I’ll never forget the day that my fifth-grade teacher announced we would be starting a new book for our afternoon reading time. It was Harry Potter and the Sorcerer’s Stone. She told us that she would read one or two chapters every afternoon.
After the first couple of chapters, I was hooked. She read too slowly for my taste, so I got my own copy to read at home. At that point, the second book, Harry Potter and the Chamber of Secrets, had already been released, so I finished the first book and moved on to the second—all before my teacher had finished reading the first to the class.

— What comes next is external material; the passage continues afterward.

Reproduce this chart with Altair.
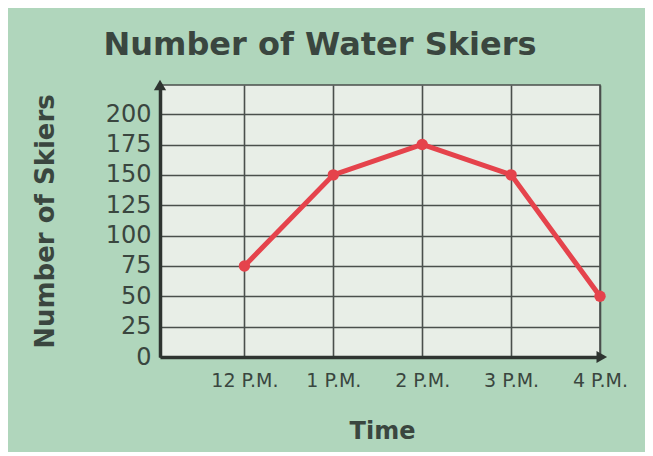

My mom would tell you that those are the books that made me truly love reading. I had grown up with Nancy Drew and The Babysitter’s Club, but Harry Potter challenged my imagination and made me think in new ways.
A lot of skeptics and critics would tell you that these books aren’t suitable for children, but many of these people have never even picked up the books. And like the saying goes, never judge a book by its cover.
At 23-years-old, I’ve read every book roughly eight or nine times. I’ve seen all the movies. I just finished reading them all again, and I recently introduced my husband to the series, and he’s reading them for the first time. There are actually a lot of life lessons to be gained from these seven books. I thought I would share some of the insights and things I’ve learned from my years of reading this series. I could probably list more than 5, but I didn’t want this to be too long.
1. You can count on your true friends—always. I don’t think Ron Weasley and Hermione Granger ever expected their best friend to be the famous Harry Potter. Being friends with Harry wasn’t always easy, I assume. But they were loyal. They were loving. They were sometimes blunt and brutally honest. And yes, sometimes they got scared and ran away—but they always came back. The relationship between Harry, Ron, and Hermione shows how friendship is supposed to look.
2. Book smarts only get you so far in life. The smart, brilliant Hermione Granger was always at the top of the class. Her nose was often buried in a book, she made top marks in every subject, and she could tell you the history of anything in the wizarding world. But she was wise, and she knew book smarts were not the most important thing in the world. When Harry declared that he was not as smart and talented as she was, Hermione declared, “Books! And cleverness! There are more important things— friendship and bravery.” Hermione knew there was more to life than being clever and book-smart.
3. Treat others with dignity and respect. It shows your true character. Remember when Hermione started S.P.E.W.—Society for the Promotion of Elfish Welfare? She cared about the well being of house elves. Hagrid developed relationships with centaurs, dangerous beasts, and other creatures of the Forbidden Forest. And although he had a nasty habit of being mean to his house elf, it was Sirius Black who said, “If you want to know what a man’s like, take a good look at how he treats his inferiors, not his equals.”
4. A mentor teaches you life lessons, but eventually you must stand on your own two feet. Spoiler alert: Nearly all of Harry’s “mentors” die. Albus Dumbledore, Sirius Black, Remus Lupin, Tonks, Mad Eye Moody, (heck, let’s even include Snape)— they all guided him, taught him, prepared him for what he was about to face. But they couldn’t hold his hand through the battle. There are some things you have to face alone.
5. Never judge a book by its cover. From the moment we meet Severus Snape in Harry Potter and the Sorcerer’s Stone, we’re inclined to hate him. He’s rude and arrogant, the head of Slytherin’s house, and has an obvious distaste for Harry. Throughout the series, however, we learn that Harry’s deceased parents, James and Lily, have a past with Snape. Snape loved Lily, Lily loved James, James hated Snape. Love triangle gone wrong. But we learn it was Snape’s love for Lily that caused him to turn his back on Voldemort after her death, to pledge allegiance to Albus Dumbledore, and to protect Harry at Hogwarts. He was torn between hating James (hence his bitterness toward Harry) and his love for Lily (why he sought to protect Harry). By the end of the last book, you find yourself in tears for judging Snape so harshly and learning about his story. Never judge a book by its cover—you never know what’s on the inside.
Read them. Enjoy them. Watch the movies (but read the books first). I’ll probably start the series again next year—they never get old.